La squadra così scese in campo il 7 giugno di 41 anni fa con Rivera nelle vesti di allenatore e giocatore. Un altro unicum. Estadio Malvinas Argentinas, con tremila spettatori soltanto, tutti italiani, perché questa partita era un omaggio ai nostri emigranti. Nessuno aveva voglia di giocarla. Carlovich stava in panchina, aveva già dimostrato al mondo di saper battere da solo i futuri campioni del mondo. Il Milan era passato in svantaggio con Turatti, poi aveva rigirato la gara con De Vecchi e un rigore di Chiodi prima di perdere 3-2 per un altro gol di Turatti e di Funes. Carlovich avviò l'azione e poi fece un assist per le reti del pari e della vittoria. In quel tabellino ci sono anche Giorgio Morini, Aldo Bet, Roberto Antonelli e Fabio Capello. Cioè un po' di Roma.

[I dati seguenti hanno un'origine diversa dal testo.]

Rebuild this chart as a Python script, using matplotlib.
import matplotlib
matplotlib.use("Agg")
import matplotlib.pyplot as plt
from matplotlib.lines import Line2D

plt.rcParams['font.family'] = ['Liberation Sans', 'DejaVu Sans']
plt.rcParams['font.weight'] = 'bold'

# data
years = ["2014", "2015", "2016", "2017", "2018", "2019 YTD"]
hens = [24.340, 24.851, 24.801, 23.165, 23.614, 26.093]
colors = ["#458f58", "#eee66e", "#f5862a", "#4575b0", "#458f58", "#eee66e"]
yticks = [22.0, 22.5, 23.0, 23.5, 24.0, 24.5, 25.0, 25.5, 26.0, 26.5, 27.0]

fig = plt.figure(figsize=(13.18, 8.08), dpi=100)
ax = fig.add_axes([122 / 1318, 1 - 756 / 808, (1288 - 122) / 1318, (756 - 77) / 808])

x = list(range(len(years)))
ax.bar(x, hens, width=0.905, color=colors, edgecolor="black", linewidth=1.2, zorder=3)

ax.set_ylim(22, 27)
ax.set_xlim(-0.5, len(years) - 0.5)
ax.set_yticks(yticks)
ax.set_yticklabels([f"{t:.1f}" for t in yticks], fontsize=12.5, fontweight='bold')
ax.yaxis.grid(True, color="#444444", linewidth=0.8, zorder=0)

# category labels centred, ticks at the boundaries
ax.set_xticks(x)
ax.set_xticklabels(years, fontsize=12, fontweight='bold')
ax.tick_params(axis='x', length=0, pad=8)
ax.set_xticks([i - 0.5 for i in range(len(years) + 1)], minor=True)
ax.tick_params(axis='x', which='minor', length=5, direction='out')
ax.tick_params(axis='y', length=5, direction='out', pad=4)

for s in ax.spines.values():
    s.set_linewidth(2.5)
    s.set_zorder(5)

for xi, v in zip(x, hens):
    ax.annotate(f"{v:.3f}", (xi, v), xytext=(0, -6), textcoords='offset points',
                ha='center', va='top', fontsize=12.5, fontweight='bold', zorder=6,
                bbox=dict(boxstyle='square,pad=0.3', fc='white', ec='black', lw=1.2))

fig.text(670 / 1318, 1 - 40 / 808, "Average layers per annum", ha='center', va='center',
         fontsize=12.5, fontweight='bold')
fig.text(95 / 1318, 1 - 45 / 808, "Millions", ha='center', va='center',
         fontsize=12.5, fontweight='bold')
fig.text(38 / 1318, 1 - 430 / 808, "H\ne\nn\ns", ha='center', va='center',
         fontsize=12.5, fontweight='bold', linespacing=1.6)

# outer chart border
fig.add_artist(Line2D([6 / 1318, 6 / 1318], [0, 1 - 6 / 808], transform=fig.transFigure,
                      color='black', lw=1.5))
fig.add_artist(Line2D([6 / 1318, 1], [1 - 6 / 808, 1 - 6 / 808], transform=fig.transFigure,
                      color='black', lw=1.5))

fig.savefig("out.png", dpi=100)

Di Capello si sa tutto, di Bet e Bet-Santarini si deve sapere per forza qualcosa se sei della Roma e di Morini anche. Antonelli, detto Dustin Hoffman, forse nei numeri è stato veramente una meteora nella nostra storia ma per chi la lupa ce l'ha dentro no: ha segnato soltanto un gol in 5 gare giocate: alla lazio, il 24 marzo 1985. Primavera appena iniziata, con la Sud che aveva fatto il mare per la coreografia. La Roma è sempre una poesia. Morini, Bet, Capello e Antonelli, questa è anche la storia di quando quattro ex romanisti hanno giocato contro Carlovich, questa è la storia dell'ultima partita di Gianni Rivera, perché il giorno dopo il Milan rientrò in Italia e pochi giorni dopo Rivera annunciò il suo addio. Probabilmente avrebbe preso la stessa decisione, ma quella tournée con la morte del suo amico allenatore lo segnò dentro e per sempre. La decisione fu per forza conseguente.

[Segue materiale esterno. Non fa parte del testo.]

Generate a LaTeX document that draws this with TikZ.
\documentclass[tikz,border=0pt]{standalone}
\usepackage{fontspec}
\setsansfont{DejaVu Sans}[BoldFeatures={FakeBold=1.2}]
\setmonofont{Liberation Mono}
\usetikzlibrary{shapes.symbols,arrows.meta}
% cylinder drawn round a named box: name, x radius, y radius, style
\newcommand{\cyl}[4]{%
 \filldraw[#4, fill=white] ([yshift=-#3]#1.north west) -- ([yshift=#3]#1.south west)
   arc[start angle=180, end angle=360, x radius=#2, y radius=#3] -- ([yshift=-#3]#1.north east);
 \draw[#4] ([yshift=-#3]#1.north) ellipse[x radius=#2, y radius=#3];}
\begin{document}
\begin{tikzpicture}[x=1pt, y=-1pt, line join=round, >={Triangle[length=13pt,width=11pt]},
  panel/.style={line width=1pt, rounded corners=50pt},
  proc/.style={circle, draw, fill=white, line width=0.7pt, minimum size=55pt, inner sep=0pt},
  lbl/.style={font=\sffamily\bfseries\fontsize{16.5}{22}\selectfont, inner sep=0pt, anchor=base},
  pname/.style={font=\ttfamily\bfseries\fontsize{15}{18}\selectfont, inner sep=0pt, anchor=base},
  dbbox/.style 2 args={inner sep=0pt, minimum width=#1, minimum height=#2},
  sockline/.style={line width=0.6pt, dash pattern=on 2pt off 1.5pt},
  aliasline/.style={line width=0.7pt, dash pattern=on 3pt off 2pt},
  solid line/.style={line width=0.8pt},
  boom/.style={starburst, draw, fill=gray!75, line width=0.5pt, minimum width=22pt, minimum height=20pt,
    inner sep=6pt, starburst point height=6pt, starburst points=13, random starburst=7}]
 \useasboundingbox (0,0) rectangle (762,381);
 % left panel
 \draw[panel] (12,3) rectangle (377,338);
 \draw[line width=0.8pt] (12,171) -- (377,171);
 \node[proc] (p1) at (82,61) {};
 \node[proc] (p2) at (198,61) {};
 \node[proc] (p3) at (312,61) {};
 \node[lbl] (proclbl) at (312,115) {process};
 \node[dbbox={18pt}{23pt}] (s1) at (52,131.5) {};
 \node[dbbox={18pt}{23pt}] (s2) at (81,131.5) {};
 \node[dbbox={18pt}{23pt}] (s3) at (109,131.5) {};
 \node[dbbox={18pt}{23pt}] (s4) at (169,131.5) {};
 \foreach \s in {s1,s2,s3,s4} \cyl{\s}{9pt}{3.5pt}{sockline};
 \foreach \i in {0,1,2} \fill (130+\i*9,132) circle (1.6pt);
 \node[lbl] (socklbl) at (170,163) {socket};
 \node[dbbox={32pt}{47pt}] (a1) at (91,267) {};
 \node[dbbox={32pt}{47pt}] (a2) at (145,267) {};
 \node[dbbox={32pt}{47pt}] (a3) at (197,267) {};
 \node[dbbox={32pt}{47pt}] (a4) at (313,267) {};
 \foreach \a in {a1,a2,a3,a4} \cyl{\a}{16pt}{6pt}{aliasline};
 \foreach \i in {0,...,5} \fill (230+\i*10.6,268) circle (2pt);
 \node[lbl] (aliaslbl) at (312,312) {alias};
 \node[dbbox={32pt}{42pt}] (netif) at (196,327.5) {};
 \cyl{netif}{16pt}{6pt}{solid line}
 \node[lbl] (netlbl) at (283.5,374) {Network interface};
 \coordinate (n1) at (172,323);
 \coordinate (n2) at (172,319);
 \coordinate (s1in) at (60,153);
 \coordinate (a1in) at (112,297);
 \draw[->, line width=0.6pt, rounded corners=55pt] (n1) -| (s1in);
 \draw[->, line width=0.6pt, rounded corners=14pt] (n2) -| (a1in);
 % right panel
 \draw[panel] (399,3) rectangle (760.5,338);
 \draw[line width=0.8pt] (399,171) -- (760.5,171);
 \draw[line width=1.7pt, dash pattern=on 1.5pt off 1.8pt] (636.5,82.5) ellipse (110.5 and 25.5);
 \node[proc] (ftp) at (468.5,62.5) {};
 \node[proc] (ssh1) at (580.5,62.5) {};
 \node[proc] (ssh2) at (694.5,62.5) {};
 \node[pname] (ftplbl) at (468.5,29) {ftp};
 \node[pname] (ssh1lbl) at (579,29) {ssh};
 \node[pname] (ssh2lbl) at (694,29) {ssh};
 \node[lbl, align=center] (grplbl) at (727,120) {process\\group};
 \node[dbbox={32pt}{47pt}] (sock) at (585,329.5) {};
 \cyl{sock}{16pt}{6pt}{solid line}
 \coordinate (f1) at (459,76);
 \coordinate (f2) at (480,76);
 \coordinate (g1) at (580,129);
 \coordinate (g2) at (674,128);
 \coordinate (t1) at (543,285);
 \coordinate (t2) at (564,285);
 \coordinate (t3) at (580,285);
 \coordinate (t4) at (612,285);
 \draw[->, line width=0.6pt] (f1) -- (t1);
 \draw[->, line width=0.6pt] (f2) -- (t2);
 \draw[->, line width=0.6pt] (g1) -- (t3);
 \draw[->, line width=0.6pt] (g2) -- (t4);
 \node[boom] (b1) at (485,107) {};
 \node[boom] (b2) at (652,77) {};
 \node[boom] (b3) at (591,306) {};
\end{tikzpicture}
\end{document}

Quando gli artisti fanno simili gesti, anche inconsapevolmente, tracciano solchi: la sua ultima partita è quella in cui Carlovich battè i campioni d'Italia senza il loro allenatore. Uno in cielo, l'altro - Liedholm - a Roma dove avrebbe vinto lo Scudetto non della stella ma di tutto il cielo, dopo 41 anni di attesa. Forse questa storia è quella di Carlovich che batte i campioni d'Italia, o quella dell'ultima partita di Rivera, o è l'una e l'altra cosa: quando Carlovich battè Rivera nel giorno del suo addio. Quella di quattro ex giocatori della Roma che hanno giocato contro quello che Maradona ha definito il più grande di sempre, poco prima che la Roma diventasse la più grande di sempre grazie a Liedholm che mantenendo una sua promessa ci allenerà e ci farà campioni dopo 41 anni. Perché quella è l'età di un giovanissimo allenatore sconosciuto al mondo, Alvaro Gasparini che ha guidato una squadra campione per poche partite non appena vinto lo Scudetto della Stella dove sono finiti i suoi di 41 anni. Proprio quanto è passato fino a oggi. Il 7 giugno 1979. Forse questa è solo la storia sua.